◆ **REQUIRED WORK**: Every line holding the string "source" should be gathered.

** Start **

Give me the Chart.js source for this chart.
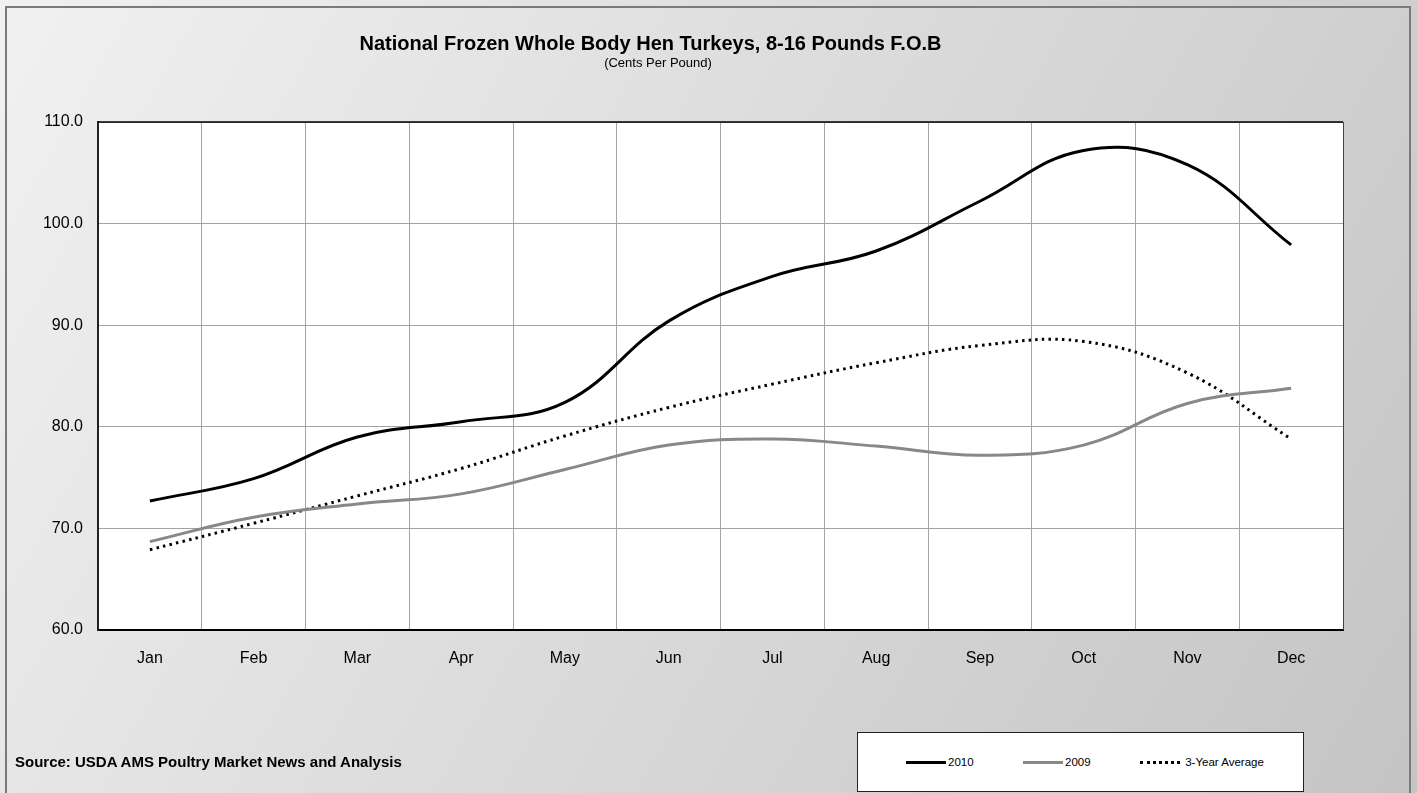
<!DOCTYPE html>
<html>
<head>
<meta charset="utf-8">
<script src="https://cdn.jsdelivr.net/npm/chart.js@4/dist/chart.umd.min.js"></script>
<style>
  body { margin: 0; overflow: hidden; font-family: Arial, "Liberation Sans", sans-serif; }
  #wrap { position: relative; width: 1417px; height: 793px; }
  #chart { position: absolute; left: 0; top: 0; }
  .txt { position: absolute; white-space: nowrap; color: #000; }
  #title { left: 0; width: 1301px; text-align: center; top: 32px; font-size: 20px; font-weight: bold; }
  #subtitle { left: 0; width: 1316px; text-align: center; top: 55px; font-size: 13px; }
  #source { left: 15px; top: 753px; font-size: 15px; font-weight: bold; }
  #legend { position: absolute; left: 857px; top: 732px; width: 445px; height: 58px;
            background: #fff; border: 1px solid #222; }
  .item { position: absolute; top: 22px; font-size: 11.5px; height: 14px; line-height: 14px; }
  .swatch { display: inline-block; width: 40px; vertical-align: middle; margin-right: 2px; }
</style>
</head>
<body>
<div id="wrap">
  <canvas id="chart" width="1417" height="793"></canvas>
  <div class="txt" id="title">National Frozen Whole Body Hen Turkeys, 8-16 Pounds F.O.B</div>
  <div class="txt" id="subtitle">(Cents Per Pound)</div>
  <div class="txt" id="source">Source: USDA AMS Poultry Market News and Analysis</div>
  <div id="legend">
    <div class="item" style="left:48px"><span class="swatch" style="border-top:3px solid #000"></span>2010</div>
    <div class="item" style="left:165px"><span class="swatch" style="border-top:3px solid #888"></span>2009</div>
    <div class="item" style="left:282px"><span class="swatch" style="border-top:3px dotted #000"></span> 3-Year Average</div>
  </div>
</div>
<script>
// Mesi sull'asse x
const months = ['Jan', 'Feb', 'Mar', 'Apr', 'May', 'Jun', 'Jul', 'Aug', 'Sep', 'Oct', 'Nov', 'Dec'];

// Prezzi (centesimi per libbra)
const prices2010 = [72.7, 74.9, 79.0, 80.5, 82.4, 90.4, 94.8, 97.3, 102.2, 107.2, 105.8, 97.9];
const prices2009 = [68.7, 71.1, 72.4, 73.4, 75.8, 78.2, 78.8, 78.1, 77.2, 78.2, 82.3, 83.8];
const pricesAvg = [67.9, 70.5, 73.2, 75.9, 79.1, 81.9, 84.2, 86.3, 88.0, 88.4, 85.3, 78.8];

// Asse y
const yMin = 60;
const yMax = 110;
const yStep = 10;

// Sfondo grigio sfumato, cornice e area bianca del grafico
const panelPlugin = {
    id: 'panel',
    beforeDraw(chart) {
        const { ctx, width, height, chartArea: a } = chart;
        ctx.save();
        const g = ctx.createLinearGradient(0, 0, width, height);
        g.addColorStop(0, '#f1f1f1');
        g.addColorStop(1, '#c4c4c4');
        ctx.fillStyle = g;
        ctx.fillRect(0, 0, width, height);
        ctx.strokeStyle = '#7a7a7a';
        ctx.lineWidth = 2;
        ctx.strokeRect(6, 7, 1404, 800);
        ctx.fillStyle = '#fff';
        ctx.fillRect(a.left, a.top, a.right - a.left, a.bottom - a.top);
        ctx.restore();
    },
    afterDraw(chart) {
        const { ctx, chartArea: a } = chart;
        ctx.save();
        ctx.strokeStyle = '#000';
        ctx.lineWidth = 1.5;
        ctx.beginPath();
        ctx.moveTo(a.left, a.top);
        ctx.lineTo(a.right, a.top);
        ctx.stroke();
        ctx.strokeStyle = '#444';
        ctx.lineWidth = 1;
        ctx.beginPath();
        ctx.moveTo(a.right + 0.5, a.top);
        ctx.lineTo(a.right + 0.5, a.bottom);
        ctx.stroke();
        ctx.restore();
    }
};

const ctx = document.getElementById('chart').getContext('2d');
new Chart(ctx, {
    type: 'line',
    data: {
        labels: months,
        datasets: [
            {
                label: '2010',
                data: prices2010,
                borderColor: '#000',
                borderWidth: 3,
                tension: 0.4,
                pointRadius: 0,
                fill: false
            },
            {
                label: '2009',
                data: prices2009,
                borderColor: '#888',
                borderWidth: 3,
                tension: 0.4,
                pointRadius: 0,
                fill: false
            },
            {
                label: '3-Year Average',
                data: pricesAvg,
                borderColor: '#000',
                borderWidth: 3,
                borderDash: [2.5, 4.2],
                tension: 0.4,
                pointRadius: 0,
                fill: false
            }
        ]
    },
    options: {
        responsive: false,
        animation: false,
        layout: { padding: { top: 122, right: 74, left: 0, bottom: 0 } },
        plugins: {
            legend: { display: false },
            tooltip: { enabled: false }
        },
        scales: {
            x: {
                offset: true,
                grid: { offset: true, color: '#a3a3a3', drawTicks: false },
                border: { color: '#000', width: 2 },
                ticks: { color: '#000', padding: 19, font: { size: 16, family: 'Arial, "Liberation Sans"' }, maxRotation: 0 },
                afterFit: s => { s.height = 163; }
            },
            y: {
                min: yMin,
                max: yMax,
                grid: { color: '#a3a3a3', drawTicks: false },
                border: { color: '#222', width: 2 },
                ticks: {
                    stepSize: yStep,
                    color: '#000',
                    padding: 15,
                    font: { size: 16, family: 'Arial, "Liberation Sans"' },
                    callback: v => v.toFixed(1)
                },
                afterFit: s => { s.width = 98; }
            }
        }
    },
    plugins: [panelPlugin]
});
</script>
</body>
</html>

** End **

◆ **RESPONSE TO THE TASK**:
Give me the Chart.js source for this chart.
  #source { left: 15px; top: 753px; font-size: 15px; font-weight: bold; }
  <div class="txt" id="source">Source: USDA AMS Poultry Market News and Analysis</div>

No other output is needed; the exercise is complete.